[Problem details]
Please pull out every line that includes the string "this".

[Records for the exercise]
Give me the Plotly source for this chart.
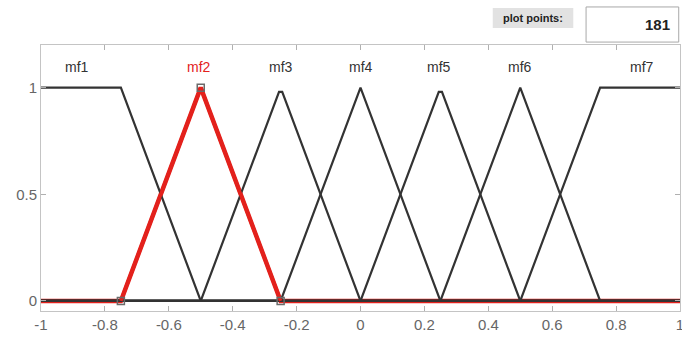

...

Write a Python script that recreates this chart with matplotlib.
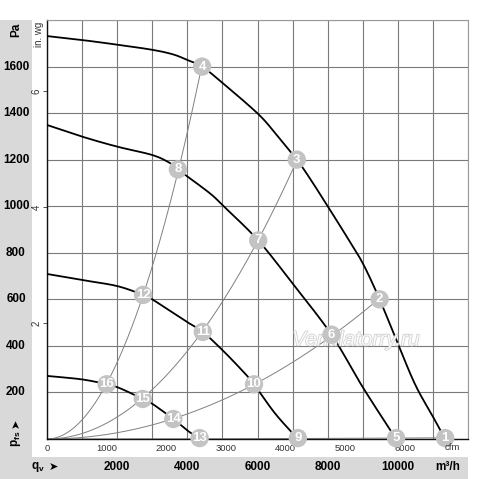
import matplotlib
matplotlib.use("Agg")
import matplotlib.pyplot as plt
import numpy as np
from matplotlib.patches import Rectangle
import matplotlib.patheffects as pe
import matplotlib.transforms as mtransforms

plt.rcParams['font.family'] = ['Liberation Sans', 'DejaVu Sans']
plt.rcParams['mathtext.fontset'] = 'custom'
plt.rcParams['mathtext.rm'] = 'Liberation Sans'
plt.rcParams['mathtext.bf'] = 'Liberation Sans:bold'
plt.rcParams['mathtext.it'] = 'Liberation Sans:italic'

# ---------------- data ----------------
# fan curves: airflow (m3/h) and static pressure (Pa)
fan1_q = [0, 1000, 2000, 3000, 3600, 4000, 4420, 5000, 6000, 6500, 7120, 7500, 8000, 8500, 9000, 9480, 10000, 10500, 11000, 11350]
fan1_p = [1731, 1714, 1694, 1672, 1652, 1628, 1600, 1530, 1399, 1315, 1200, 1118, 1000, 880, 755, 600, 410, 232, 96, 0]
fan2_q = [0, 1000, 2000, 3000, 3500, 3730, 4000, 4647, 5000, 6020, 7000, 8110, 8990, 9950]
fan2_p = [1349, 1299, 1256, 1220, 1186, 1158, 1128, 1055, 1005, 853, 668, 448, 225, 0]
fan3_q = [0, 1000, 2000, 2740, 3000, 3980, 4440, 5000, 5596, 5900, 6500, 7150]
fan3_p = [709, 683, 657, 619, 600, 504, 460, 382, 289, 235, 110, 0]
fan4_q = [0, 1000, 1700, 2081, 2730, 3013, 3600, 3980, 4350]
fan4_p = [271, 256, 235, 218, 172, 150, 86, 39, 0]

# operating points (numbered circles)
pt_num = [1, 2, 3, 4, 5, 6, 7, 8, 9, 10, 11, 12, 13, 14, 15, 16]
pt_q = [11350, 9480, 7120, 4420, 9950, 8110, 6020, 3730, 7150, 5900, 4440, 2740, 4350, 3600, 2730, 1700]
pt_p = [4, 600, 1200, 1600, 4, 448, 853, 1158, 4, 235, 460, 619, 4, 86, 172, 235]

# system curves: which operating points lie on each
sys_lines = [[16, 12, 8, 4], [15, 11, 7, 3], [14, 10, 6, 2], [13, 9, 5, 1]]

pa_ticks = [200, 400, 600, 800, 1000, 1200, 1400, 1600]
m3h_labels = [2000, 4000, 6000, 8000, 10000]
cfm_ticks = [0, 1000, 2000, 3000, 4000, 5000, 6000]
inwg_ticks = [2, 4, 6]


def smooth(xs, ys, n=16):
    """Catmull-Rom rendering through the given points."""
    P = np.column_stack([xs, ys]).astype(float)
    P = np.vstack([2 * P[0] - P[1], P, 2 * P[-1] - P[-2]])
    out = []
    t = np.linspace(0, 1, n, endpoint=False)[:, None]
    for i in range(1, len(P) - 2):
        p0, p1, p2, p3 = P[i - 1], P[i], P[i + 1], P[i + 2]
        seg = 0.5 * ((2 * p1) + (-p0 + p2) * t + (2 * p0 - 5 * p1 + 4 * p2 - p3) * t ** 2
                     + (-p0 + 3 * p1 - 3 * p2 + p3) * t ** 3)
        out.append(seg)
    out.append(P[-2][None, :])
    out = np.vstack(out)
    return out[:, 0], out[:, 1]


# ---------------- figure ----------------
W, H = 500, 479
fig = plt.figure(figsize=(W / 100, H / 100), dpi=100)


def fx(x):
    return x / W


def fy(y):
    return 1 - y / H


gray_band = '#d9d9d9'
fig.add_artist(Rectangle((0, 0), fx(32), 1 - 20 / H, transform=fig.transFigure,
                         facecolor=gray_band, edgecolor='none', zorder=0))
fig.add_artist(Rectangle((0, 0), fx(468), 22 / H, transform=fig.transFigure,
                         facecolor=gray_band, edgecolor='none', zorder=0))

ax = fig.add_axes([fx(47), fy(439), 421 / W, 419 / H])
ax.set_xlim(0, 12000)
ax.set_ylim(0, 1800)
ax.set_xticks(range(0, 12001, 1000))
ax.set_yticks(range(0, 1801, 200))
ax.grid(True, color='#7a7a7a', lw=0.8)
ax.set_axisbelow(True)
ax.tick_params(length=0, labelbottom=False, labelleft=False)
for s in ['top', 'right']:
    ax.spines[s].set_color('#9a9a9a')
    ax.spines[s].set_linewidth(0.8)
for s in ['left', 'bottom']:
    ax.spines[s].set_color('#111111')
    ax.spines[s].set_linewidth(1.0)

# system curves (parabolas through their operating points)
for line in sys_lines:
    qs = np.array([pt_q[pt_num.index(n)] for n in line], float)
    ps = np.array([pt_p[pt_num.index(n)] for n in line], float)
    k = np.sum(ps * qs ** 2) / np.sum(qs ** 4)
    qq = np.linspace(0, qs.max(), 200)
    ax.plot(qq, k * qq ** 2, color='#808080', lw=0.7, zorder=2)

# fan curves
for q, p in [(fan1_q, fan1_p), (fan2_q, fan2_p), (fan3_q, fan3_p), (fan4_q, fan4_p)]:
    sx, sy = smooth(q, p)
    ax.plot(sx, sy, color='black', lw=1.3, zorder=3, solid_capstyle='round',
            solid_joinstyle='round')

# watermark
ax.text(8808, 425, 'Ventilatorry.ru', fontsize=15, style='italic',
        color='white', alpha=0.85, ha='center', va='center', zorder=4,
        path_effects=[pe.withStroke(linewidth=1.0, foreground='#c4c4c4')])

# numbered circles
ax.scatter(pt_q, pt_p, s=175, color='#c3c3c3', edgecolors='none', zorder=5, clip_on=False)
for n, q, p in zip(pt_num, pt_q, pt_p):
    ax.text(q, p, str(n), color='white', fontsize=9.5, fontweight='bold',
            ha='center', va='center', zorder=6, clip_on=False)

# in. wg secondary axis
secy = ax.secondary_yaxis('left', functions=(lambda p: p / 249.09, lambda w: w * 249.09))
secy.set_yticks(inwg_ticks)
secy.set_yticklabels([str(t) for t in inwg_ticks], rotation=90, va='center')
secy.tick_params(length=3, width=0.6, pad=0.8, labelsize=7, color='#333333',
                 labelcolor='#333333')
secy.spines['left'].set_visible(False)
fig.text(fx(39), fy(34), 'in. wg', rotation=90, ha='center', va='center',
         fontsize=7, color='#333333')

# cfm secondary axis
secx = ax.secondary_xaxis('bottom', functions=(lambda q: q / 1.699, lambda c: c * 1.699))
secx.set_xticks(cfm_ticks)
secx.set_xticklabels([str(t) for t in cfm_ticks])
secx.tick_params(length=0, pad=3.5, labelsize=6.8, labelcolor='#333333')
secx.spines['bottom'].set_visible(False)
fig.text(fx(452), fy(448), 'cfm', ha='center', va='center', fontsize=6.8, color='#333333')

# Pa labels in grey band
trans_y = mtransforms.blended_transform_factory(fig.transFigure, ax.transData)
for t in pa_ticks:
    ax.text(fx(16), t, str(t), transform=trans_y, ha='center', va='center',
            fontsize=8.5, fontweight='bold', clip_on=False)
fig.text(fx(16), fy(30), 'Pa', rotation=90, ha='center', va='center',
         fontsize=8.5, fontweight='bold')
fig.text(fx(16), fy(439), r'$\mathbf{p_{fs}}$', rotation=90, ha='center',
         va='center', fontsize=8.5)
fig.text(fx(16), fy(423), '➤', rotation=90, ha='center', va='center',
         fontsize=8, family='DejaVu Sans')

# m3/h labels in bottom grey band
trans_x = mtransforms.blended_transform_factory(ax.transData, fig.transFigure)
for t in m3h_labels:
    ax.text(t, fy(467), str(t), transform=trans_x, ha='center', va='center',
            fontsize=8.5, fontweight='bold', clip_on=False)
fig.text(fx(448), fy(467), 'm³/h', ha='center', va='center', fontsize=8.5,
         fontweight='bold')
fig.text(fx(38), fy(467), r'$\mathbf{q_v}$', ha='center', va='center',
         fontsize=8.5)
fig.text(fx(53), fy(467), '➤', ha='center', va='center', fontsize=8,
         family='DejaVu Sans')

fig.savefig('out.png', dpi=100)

* * *

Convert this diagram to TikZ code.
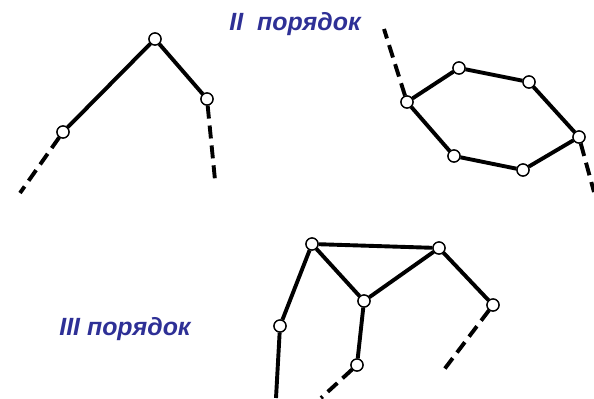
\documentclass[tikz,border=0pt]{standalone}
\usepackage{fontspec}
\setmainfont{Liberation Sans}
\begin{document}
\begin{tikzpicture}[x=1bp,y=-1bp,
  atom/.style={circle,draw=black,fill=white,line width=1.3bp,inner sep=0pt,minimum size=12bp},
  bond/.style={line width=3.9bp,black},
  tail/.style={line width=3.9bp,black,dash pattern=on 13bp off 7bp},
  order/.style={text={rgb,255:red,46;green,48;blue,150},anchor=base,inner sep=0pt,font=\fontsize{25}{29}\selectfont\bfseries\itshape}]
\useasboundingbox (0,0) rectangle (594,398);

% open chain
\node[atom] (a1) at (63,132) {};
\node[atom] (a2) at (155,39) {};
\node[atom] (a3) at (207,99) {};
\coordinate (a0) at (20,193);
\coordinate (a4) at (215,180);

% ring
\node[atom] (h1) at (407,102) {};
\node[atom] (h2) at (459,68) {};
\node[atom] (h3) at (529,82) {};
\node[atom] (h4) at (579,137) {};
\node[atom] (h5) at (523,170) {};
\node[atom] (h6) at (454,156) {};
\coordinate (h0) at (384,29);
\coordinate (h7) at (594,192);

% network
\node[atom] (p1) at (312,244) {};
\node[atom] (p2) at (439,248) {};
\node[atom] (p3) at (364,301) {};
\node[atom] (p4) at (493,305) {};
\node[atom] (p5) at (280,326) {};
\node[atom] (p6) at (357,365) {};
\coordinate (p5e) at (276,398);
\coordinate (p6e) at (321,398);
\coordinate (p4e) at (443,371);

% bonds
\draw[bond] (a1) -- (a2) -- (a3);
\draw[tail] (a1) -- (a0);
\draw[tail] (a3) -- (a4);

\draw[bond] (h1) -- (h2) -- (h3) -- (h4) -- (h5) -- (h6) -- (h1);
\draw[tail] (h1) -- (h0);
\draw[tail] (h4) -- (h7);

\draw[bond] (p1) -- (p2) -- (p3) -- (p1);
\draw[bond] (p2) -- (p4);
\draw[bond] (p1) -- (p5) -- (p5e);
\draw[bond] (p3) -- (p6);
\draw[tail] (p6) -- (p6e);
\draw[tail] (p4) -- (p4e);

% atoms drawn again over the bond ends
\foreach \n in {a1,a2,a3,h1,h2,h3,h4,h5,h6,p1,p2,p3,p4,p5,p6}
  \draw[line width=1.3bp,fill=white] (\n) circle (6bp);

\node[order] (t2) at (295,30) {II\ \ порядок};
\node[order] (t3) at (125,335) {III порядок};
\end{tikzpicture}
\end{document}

[Result of the task]
Give me the Plotly source for this chart.
Write a Python script that recreates this chart with matplotlib.
Convert this diagram to TikZ code.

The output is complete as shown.